The history of discrimination against Black farmers by the USDA highlights the deep-rooted systemic issues that have contributed to the economic marginalization of Black farmers. While there have been steps towards justice and equity, there is still a long road to be traveled to ensure that Black farmers are fairly compensated for the losses they encountered because of discrimination in the USDA. Black land loss is a civil rights issue, and addressing it requires a combination of policies that target past injustices, provide financial and technical assistance, and create sustainable opportunities for growth.

Some policy recommendations include heirs’ property reform.
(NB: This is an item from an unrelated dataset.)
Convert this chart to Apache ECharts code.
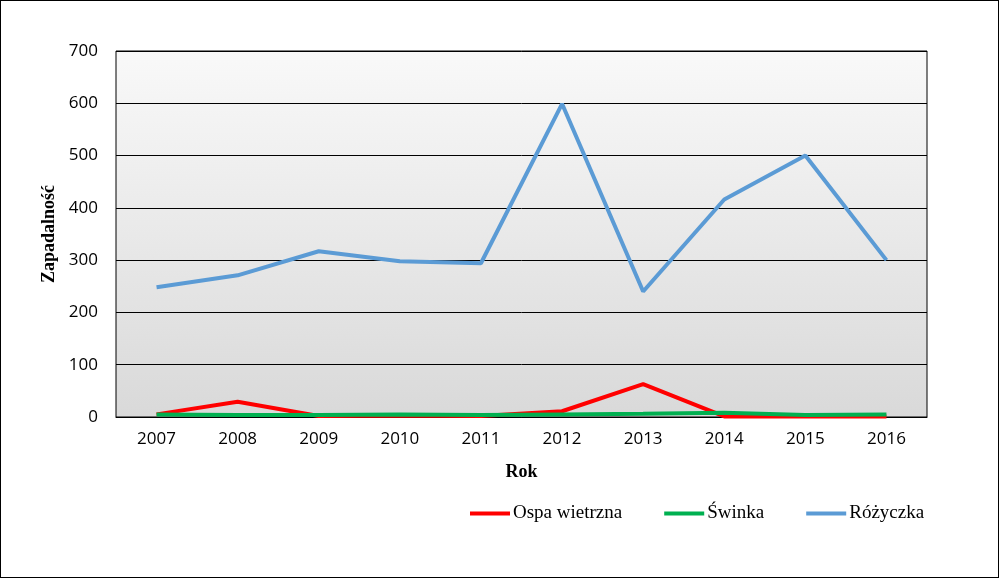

Heirs’ property refers to the loss of land due to unclear titles and lack of access to legal resources, and it is a leading cause of Black land loss. Moreover, without clear titles it is hard to secure loans. The USDA should, in consultation with those affected by heirs’ property, create programs that will support them and meet them at their points of need.

Developing land acquisition and preservation programs could be another means of curbing Black land loss. Land acquisition and land trust programs could be established to help Black farmers buy back lost land or acquire new land. The Justice for Black Farmers Act could play a significant role in improving access to legal assistance, affordable credit, and loans, as well as funding interdisciplinary research and extension at historically Black colleges and universities (HBCUs) and 1890 land grant institutions.

The upcoming farm bill is another opportunity to address past injustices experienced by Black farmers and build a just and equitable food and farm system. The farm bill could ensure that there are investments in a dedicated source of multi-year funding for technical service providers supporting underserved producers, and that USDA land-related programs track and publicly report demographics data on program participants. 

[NOTE: This post was updated to correct the year in which the Southern Homestead Act was repealed.]